** BEGIN **

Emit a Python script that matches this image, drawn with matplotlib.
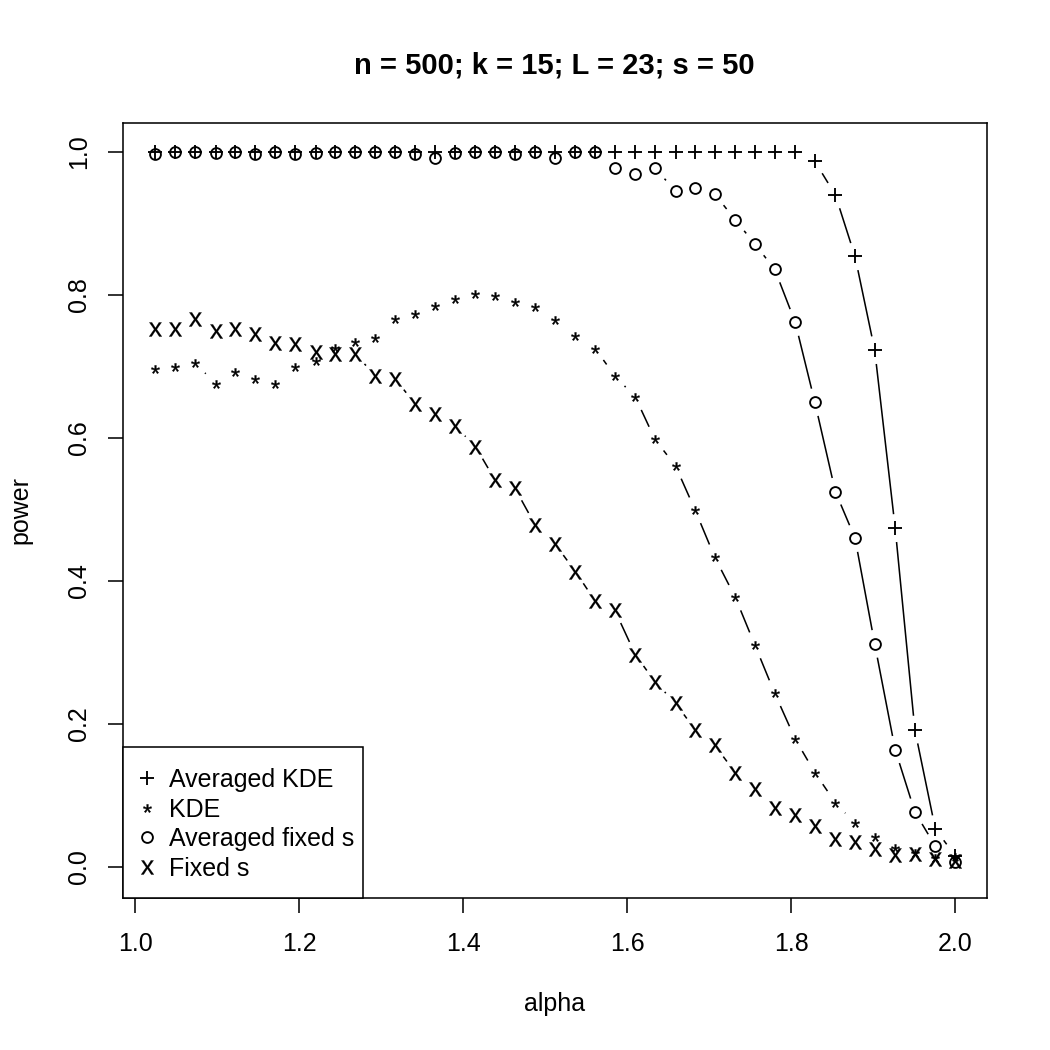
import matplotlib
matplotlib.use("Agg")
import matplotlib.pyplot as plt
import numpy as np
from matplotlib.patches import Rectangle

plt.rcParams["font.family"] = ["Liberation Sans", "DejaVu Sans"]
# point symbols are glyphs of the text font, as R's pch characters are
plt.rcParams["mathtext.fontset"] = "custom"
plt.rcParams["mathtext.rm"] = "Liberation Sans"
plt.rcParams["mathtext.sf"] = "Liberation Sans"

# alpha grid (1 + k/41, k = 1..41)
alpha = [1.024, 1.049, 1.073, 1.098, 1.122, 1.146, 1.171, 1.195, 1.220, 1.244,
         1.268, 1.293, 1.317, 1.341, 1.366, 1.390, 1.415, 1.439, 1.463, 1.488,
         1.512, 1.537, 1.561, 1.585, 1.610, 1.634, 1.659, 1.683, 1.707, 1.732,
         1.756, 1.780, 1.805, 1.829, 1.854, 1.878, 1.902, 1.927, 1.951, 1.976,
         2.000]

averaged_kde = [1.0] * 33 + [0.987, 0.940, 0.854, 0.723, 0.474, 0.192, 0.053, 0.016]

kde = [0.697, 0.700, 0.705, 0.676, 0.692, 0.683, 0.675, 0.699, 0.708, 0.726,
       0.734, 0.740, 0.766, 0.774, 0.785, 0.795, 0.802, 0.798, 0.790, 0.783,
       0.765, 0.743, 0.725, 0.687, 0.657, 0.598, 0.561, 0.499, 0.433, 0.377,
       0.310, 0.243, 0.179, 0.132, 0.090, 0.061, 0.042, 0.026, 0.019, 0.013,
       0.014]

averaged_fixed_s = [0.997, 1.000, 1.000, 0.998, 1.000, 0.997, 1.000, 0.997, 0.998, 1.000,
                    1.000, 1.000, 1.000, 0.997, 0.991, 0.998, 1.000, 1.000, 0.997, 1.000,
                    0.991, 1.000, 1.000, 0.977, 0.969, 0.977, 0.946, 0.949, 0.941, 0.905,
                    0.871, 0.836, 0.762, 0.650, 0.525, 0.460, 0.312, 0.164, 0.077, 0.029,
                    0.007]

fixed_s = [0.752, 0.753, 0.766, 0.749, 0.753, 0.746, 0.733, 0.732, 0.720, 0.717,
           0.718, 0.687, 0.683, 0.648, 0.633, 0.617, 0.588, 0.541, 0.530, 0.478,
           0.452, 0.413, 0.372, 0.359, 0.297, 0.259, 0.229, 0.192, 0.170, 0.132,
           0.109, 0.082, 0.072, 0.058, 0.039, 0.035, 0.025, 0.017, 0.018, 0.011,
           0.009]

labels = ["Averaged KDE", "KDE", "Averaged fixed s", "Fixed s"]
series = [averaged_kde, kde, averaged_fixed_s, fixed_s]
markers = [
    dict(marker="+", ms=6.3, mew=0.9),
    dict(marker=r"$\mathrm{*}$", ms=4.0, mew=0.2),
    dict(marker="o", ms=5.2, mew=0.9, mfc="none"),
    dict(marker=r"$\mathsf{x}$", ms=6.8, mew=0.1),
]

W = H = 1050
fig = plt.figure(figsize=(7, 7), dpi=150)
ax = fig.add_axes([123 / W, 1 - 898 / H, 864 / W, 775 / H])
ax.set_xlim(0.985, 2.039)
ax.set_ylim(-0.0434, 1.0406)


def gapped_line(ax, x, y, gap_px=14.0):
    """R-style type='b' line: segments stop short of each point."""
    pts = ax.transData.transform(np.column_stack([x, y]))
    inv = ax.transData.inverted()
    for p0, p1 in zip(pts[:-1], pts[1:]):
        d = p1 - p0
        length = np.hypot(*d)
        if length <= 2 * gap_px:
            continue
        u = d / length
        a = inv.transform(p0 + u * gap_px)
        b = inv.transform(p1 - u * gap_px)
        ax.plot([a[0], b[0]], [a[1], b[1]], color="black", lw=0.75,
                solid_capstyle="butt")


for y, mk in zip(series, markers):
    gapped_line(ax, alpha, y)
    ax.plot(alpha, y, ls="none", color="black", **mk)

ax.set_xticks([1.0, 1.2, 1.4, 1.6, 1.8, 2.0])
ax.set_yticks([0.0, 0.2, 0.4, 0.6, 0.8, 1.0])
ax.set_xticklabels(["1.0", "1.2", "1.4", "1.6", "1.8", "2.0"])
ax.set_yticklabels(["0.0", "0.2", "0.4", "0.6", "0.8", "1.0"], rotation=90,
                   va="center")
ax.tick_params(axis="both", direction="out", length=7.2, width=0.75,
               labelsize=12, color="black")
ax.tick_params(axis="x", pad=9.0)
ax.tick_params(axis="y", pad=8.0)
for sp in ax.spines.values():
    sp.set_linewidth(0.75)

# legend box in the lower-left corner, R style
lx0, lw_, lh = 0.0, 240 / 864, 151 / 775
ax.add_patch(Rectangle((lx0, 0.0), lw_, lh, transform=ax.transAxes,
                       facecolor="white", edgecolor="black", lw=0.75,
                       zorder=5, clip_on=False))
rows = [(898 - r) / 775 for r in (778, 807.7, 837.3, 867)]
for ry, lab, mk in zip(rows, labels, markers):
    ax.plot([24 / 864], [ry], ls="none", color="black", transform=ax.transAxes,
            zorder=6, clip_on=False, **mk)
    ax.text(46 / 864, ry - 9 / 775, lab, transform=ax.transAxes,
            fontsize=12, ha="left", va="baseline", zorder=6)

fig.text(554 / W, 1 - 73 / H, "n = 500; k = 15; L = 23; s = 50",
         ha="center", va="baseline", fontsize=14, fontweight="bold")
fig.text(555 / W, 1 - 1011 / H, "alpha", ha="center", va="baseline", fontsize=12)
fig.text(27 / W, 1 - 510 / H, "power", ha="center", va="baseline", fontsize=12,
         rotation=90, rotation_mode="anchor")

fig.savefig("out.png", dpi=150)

** END **

#### Task:
Omitting all pictures, restate exactly the lines of the material from its start through the line that contains "averaged_kde = [1.0]".

#### Exercise solution:
Emit a Python script that matches this image, drawn with matplotlib.
import matplotlib
matplotlib.use("Agg")
import matplotlib.pyplot as plt
import numpy as np
from matplotlib.patches import Rectangle

plt.rcParams["font.family"] = ["Liberation Sans", "DejaVu Sans"]
# point symbols are glyphs of the text font, as R's pch characters are
plt.rcParams["mathtext.fontset"] = "custom"
plt.rcParams["mathtext.rm"] = "Liberation Sans"
plt.rcParams["mathtext.sf"] = "Liberation Sans"

# alpha grid (1 + k/41, k = 1..41)
alpha = [1.024, 1.049, 1.073, 1.098, 1.122, 1.146, 1.171, 1.195, 1.220, 1.244,
         1.268, 1.293, 1.317, 1.341, 1.366, 1.390, 1.415, 1.439, 1.463, 1.488,
         1.512, 1.537, 1.561, 1.585, 1.610, 1.634, 1.659, 1.683, 1.707, 1.732,
         1.756, 1.780, 1.805, 1.829, 1.854, 1.878, 1.902, 1.927, 1.951, 1.976,
         2.000]

averaged_kde = [1.0] * 33 + [0.987, 0.940, 0.854, 0.723, 0.474, 0.192, 0.053, 0.016]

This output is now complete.